Despite the additional edge $X-Z$, the resulting graph, a fully connected graph with three vertices $X$, $Y$, and $Z$ still does not accurately describe the original Bayesian network. Namely, in the original network, $X$ and $Z$ are independent but the undirected graph does not capture that.

So if either way the model is not a perfect representation, why we bother to moralize the parents anyway? Note that for each edge we added, we reduce the (dependency) assumption behind the model. Solving a relaxed problem with fewer assumptions will not give us the wrong solution. Just maybe will make the problem more difficult to solve. But adding an incorrect assumption that does not exist in the original problem definitely can lead to a very wrong result. So the moralization step is essential when we convert directed to undirected graphs. Make sure you keep all parents in wedlock.

## Bayesian networks cannot represent all undirected graphs

Then, does that mean that Bayesian networks are more powerful or have a higher representation power than undirected graphs? Not really also, as there are undirected graphs that cannot be captured by Bayesian networks as well.

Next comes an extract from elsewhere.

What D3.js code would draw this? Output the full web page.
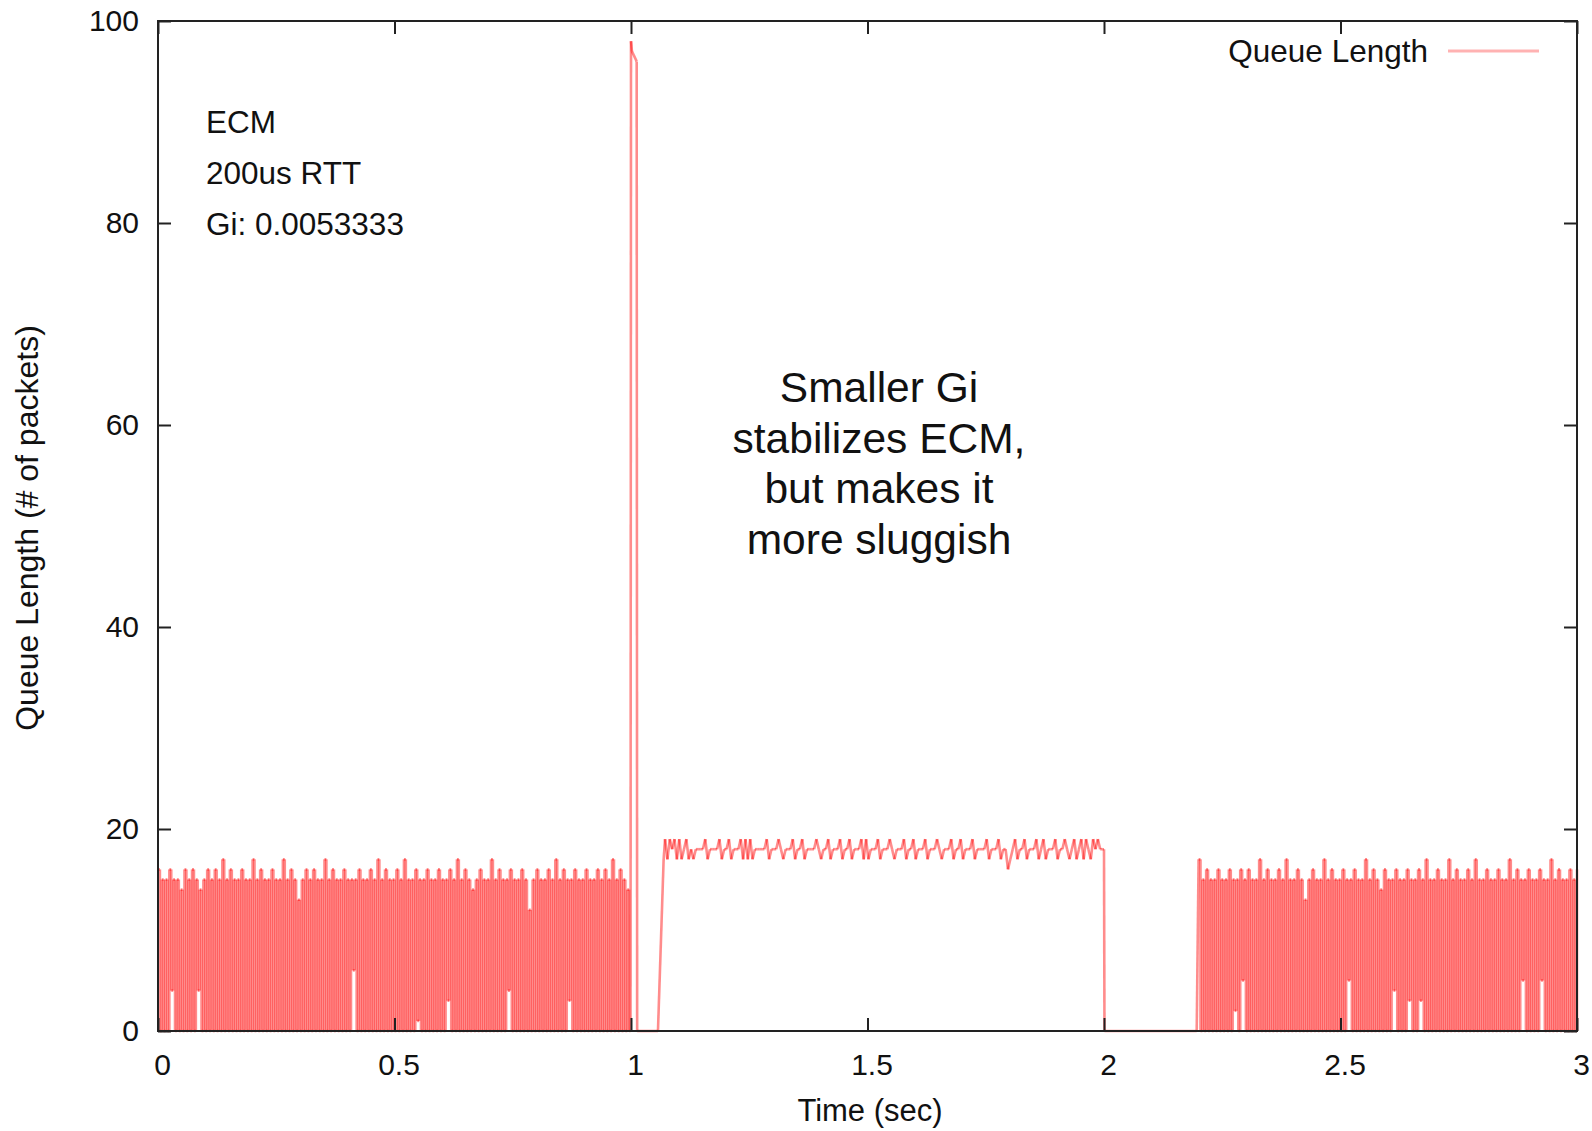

Consider undirected graph with four variables $X, Y, Z,$ and $W$ and four edges $X-Y$, $Y-W$, $Z-W$, and $Z-X$ as shown below.

Note that we have conditional independence of $X$ and $W$ given $Y$ and $Z$. This conditional independence is captured only by one of the following three Bayesian networks.

Because of the moralization we discussed earlier, when we convert the above models into undirected graphs, they all require us to add an additional edge between parents $Y$ and $Z$ resulting in the undirected graph below.

Note that this undirected graph is definitely not the same as the earlier one since it cannot capture the conditional independence between $Y$ and $Z$ given $W$ and $X$. In conclusion, no Bayesian network can exactly capture the structure of the square undirected graph above.